[start of Available data]

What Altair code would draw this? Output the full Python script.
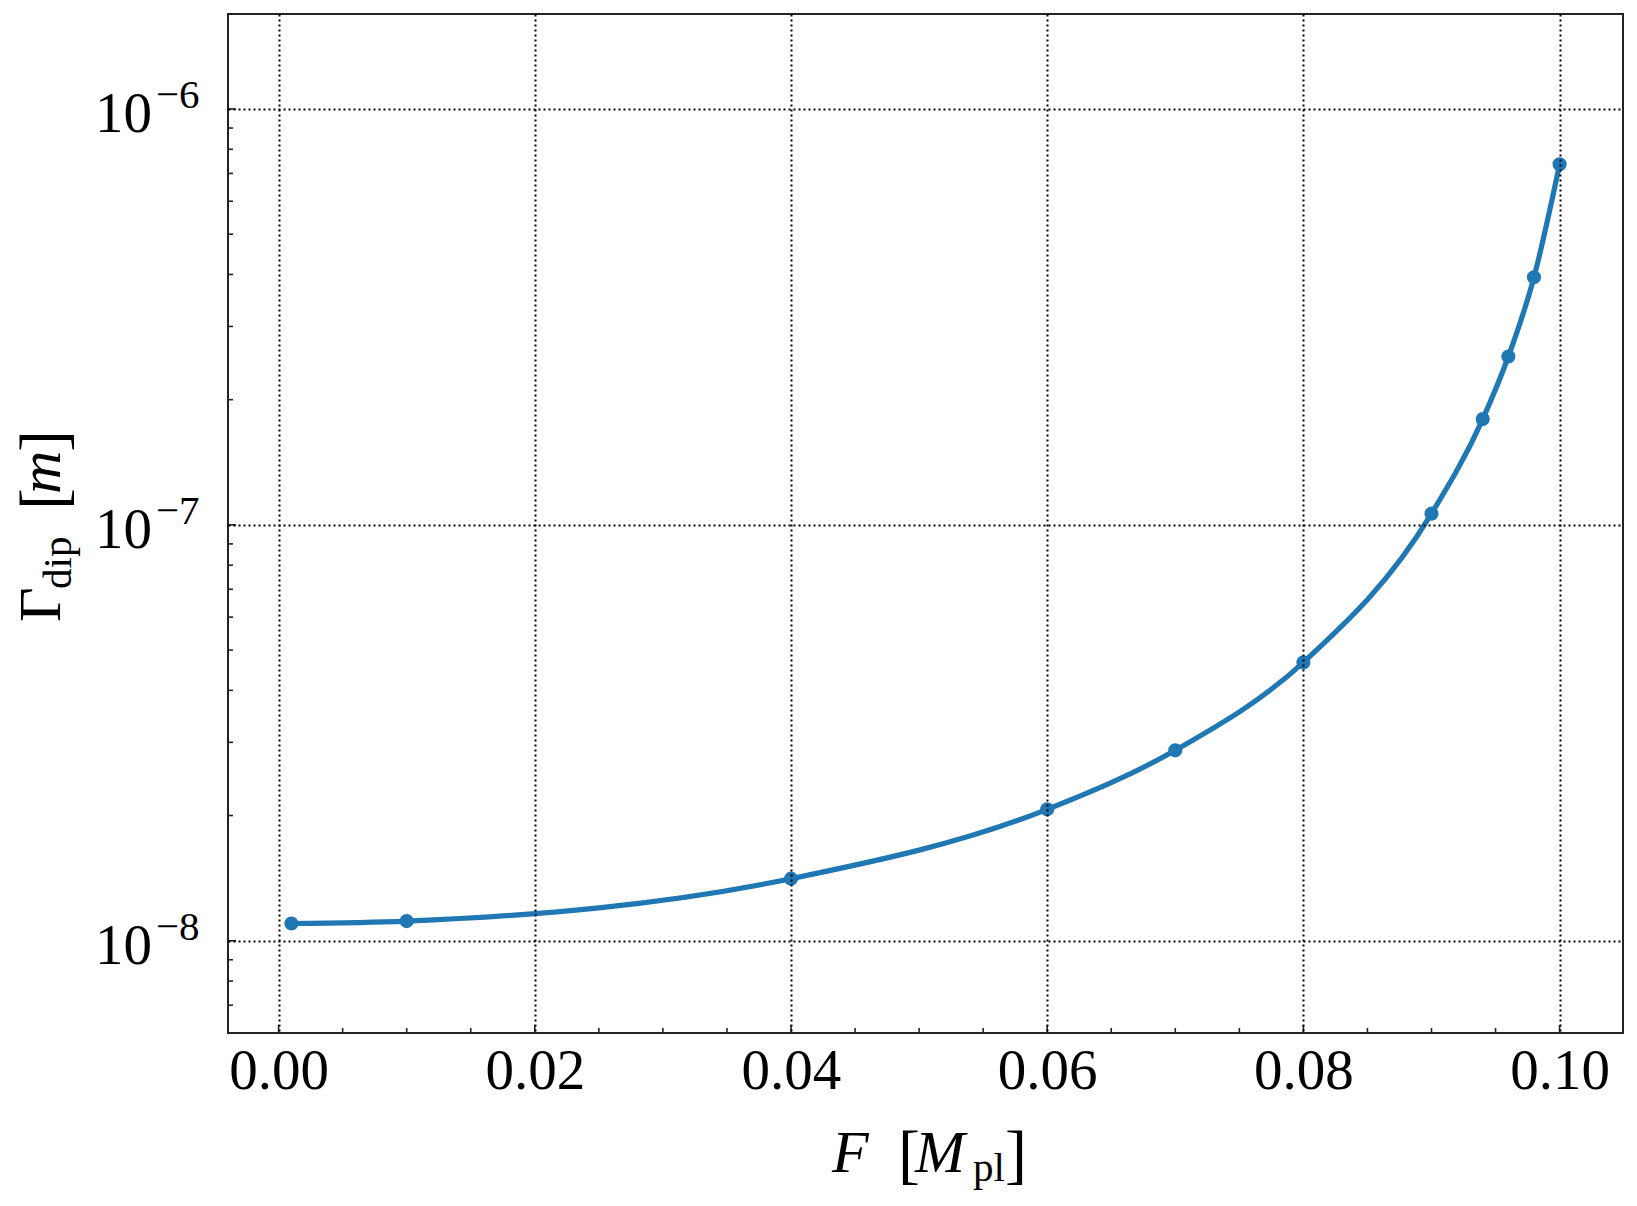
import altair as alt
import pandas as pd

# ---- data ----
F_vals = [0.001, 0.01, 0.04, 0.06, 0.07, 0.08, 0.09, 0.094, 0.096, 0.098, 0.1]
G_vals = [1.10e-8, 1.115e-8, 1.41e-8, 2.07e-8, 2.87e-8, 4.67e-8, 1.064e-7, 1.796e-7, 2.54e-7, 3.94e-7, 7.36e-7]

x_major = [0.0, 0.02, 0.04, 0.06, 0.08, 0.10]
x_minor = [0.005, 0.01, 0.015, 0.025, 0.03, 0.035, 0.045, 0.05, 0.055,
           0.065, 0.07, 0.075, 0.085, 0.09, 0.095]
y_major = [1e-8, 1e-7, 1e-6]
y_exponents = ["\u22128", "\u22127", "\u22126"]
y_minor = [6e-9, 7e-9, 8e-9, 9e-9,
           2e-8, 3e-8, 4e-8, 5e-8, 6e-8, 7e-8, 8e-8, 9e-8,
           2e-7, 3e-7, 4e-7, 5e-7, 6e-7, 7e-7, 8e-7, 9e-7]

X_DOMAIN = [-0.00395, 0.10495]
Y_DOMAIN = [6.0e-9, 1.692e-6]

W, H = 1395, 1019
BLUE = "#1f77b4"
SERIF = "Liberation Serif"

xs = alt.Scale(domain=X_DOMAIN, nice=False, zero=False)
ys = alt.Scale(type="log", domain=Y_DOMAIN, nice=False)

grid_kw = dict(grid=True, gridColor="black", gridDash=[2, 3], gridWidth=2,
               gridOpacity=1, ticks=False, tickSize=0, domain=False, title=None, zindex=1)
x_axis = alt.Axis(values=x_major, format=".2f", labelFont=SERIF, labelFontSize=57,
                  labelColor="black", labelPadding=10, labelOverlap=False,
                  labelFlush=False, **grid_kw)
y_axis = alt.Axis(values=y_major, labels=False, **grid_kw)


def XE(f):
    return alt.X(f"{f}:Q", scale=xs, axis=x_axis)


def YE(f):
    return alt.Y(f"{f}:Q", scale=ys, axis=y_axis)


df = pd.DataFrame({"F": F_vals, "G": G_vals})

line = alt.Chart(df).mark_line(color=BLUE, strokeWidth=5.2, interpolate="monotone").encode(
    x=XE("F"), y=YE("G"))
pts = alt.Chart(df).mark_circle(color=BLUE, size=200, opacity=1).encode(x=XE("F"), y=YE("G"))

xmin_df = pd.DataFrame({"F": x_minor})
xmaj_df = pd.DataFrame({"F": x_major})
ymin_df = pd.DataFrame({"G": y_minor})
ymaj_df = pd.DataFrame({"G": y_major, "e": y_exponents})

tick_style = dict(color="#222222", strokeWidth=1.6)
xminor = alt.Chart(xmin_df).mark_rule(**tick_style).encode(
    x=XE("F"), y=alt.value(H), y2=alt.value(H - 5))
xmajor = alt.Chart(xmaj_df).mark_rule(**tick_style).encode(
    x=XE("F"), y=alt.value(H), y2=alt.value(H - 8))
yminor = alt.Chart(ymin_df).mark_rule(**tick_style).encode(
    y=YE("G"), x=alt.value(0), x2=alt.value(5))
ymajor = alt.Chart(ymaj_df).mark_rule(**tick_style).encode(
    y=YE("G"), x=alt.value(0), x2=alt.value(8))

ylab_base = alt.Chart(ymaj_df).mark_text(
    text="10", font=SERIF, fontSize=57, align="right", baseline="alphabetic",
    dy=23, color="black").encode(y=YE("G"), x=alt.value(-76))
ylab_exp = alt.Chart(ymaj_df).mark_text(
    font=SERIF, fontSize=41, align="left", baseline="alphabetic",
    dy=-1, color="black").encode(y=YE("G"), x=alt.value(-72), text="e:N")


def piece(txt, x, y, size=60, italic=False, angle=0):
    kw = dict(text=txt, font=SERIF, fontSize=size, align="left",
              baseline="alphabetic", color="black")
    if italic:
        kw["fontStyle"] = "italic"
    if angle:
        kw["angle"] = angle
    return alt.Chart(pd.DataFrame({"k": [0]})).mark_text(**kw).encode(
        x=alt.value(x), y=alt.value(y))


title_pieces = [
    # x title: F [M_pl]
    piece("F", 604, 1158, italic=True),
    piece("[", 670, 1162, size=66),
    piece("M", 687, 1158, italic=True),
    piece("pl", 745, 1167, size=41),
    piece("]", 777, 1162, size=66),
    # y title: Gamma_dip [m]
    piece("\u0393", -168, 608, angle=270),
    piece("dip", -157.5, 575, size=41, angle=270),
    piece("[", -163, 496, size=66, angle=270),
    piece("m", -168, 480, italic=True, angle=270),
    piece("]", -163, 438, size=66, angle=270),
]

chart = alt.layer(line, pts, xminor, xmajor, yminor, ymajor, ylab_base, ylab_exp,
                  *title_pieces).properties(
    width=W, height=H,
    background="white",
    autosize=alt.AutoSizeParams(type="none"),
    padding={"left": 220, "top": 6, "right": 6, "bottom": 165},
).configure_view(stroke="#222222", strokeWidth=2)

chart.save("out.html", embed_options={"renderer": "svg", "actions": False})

[end of Available data]

- Goal
Restate only the lines running from the start of the material above through the line containing "2.54e-7, 3.94e-7, 7.36e-7]", ends included. No pictures.

- Solution to the exercise
What Altair code would draw this? Output the full Python script.
import altair as alt
import pandas as pd

# ---- data ----
F_vals = [0.001, 0.01, 0.04, 0.06, 0.07, 0.08, 0.09, 0.094, 0.096, 0.098, 0.1]
G_vals = [1.10e-8, 1.115e-8, 1.41e-8, 2.07e-8, 2.87e-8, 4.67e-8, 1.064e-7, 1.796e-7, 2.54e-7, 3.94e-7, 7.36e-7]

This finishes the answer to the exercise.